Zoom in: A closer look at the data suggests that rising prices, not higher demand, are driving a sizable portion of growth.

  • Tariffs have driven up prices across sectors including groceries, apparel, and electronics, costing US households an estimated $1,200 to $1,700 this year, according to separate analyses by Democrats on the US Senate Joint Economic Committee and Yale’s Budget Lab.
  • Prices for everyday household purchases, including groceries and personal care items, rose 2.2% YoY in November, according to Numerator.
  • The vast majority of consumers—87%—feel they are paying higher prices than usual for groceries, according to an AP-NORC survey. Those concerns are carrying over into seasonal purchases: Nearly two-thirds (63%) have noticed higher prices for holiday gifts.

The labor question: Concerns over declining buying power are being compounded by signs of softness in the labor market.

  • The unemployment rate ticked up to 4.6% in November, its highest level in over four years.
  • Wage growth cooled more than expected, with average hourly earnings for all employees on private nonfarm payrolls growing by just 0.1% MoM and 3.5% YoY. Economists surveyed by FactSet expected a 0.3% MoM rise.
  • Roughly 3 in 5 consumers (61%) believe that prices are rising faster than their pay, including 78% of those with incomes of $30,000 or less, and 74% with incomes between $30,000 and $50,000, according to a CNBC survey.
  • Consumers’ “relatively dismal” labor market expectations are one of the many headwinds—including worries over personal finances and “the burden of high prices”—weighing heavily on sentiment, Joanne Hsu, director of the Surveys of Consumers at the University of Michigan, wrote in December’s report.

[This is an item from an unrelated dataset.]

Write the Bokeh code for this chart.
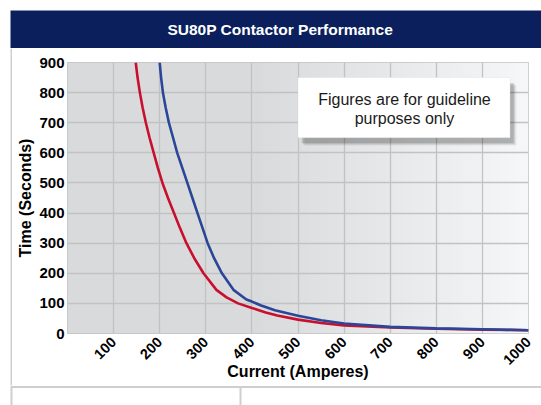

What to expect in 2026: The US economy appears increasingly fragile. While spending is growing at a healthy pace for now—largely due to higher-income households with a greater capacity to absorb higher prices and a stronger appetite for discretionary purchases—a softening labor market and tariff-driven inflation could push consumers to pull back next year.

  • Moody’s Ratings predicts that real consumer spending will fall to 1.5% in 2026 as consumers grapple with job uncertainty and higher costs for healthcare, childcare, and other essentials like utilities and property taxes.
  • For our part, we expect retail sales to rise 3.5% next year, in the expectation that wealthy consumers will continue to spend freely, wage growth will continue to outpace inflation, and rate cuts by the Federal Reserve will lower borrowing costs and unlock discretionary spending.